The Securities and Exchange Commission on Tuesday announced that Paris-based pharmaceutical company Sanofi has agreed to pay more than $25 million to resolve charges that its Kazakhstan and Middle East subsidiaries made corrupt payments to win business.
“Bribery in connection with pharmaceutical sales remains as a significant problem despite numerous prior enforcement actions involving the industry and life sciences more generally,” said Charles Cain, FCPA Unit Chief, SEC Enforcement Division. “While bribery risk can impact any industry, this matter illustrates that more work needs to be done to address the particular risks posed in the pharmaceutical industry.”
According to the SEC order, the schemes spanned multiple countries and involved bribe payments to government procurement officials and healthcare providers in order to be awarded tenders and to increase prescriptions of its products. In Kazakhstan, distributors were used as part of a kickback scheme to generate funds from which bribes were paid to officials to ensure that Sanofi was awarded tenders at public institutions. The kickbacks were tracked in internal spreadsheets, where they were coded as “marzipans.” In the Middle East, various pay-to-prescribe schemes were used to induce healthcare providers to increase their prescriptions of Sanofi products.
The SEC’s order finds that Sanofi violated the books and records and internal accounting controls provisions of the federal securities laws. Without admitting or denying the findings, Sanofi agreed to a cease-and-desist order and to pay $17.5 million in disgorgement, $2.7 million in prejudgment interest, and a civil penalty of $5 million.
In determining to accept the offer, the Commission said it considered remedial acts promptly undertaken by Sanofi. During the investigation, for example, Sanofi provided regular briefings regarding the facts developed in its internal investigation in Kazakhstan, Levant, and the Gulf, and with respect to other countries. Additionally, Sanofi “timely conveyed the facts it learned in the course of its investigation, including facts that the Commission would not have been able to readily and independently discover, produced and highlighted particularly relevant documents, promptly responded to additional requests by the Commission staff, and provided translations of documents as needed,” the SEC stated.

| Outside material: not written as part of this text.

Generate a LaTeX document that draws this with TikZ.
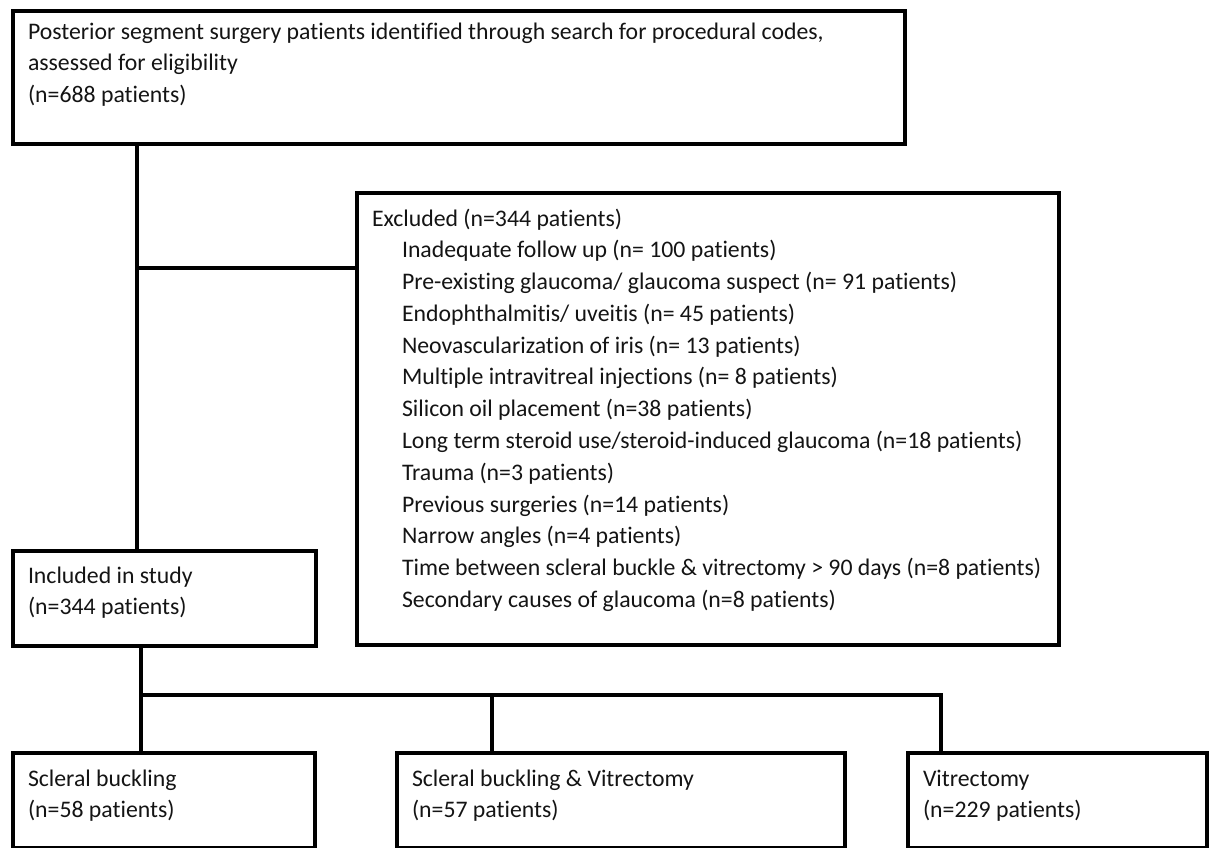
\documentclass[tikz,border=0pt]{standalone}
\usepackage{fontspec}
\setmainfont{Carlito}[Ligatures=NoCommon]
\usepackage{tikz}
\usetikzlibrary{positioning,calc}

\begin{document}
\begin{tikzpicture}[
  x=0.025cm,
  y=-0.025cm,
  box/.style={
    draw=black,
    line width=0.1cm,
    anchor=north west,
    inner xsep=0.375cm,
    inner ysep=0pt,
    align=flush left,
    text=black!92,
    font=\fontsize{16.9}{22.6}\selectfont
  },
  endbox/.style={
    box,
    text height=0.8375cm,
    text depth=1.55cm
  },
  link/.style={
    draw=black,
    line width=0.1cm
  }
]
\useasboundingbox (0,0) rectangle (1212,848);

\node[box,text width=21.55cm,text height=0.7cm,text depth=2.625cm] (pool) at (11,9)
  {Posterior segment surgery patients identified through search for procedural codes,\\
   assessed for eligibility\\
   (n=688 patients)};

\node[box,text width=16.8cm,text height=0.8375cm,text depth=10.4625cm] (excl) at (355,190.5)
  {Excluded (n=344 patients)\\
   \hspace*{0.75cm}Inadequate follow up (n= 100 patients)\\
   \hspace*{0.75cm}Pre-existing glaucoma/ glaucoma suspect (n= 91 patients)\\
   \hspace*{0.75cm}Endophthalmitis/ uveitis (n= 45 patients)\\
   \hspace*{0.75cm}Neovascularization of iris (n= 13 patients)\\
   \hspace*{0.75cm}Multiple intravitreal injections (n= 8 patients)\\
   \hspace*{0.75cm}Silicon oil placement (n=38 patients)\\
   \hspace*{0.75cm}Long term steroid use/steroid-induced glaucoma (n=18 patients)\\
   \hspace*{0.75cm}Trauma (n=3 patients)\\
   \hspace*{0.75cm}Previous surgeries (n=14 patients)\\
   \hspace*{0.75cm}Narrow angles (n=4 patients)\\
   \hspace*{0.75cm}\mbox{Time between scleral buckle \& vitrectomy > 90 days (n=8 patients)}\\
   \hspace*{0.75cm}Secondary causes of glaucoma (n=8 patients)};

\node[box,text width=6.825cm,text height=0.8cm,text depth=1.575cm] (incl) at (11,549)
  {Included in study\\
   (n=344 patients)};

\node[endbox,text width=6.8cm] (buck) at (11,750.5)
  {Scleral buckling\\
   (n=58 patients)};
\node[endbox,text width=10.45cm] (both) at (395,750.5)
  {Scleral buckling \& Vitrectomy\\
   (n=57 patients)};
\node[endbox,text width=6.725cm] (vitr) at (906,750.5)
  {Vitrectomy\\
   (n=229 patients)};

% Split off the excluded patients
\coordinate (split) at (136.5,268);
\draw[link] (pool.south -| split) -- (incl.north -| split);
\draw[link] (split) -- (split -| excl.west);

% Three surgery groups
\coordinate (busl) at (140.5,695);
\coordinate (busm) at (491.5,695);
\coordinate (busr) at (940.5,695);
\draw[link] (incl.south -| busl) -- (buck.north -| busl);
\draw[link] (busl) -- (busr) -- (vitr.north -| busr);
\draw[link] (busm) -- (both.north -| busm);

\end{tikzpicture}
\end{document}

Sanofi also provided information regarding its remedial efforts, enhancements to its compliance program, and implementation of initiatives. Prior to the Commission’s investigation, Sanofi had begun independently enhancing its compliance program by, among other things, developing a centralized compliance program, revamping its internal controls and procedures over healthcare professionals (HCP) expenditures, increasing the number of its compliance officers globally, enhancing the operation of local compliance committees, and placing compliance personnel in high-risk local markets.
Additionally, it enhanced its policies governing interactions with HCPs and government officials, gifts, travel, meetings, congresses, contributions, and investigator sponsored trials (ISTs); anti-corruption training, audits, and due diligence procedures for third-party agents; and monitoring for certain Sanofi-sponsored events for HCPs. Sanofi also said it has terminated 121 employees, including senior local business managers, accepted resignations from another 14 employees, and disciplined 49 employees.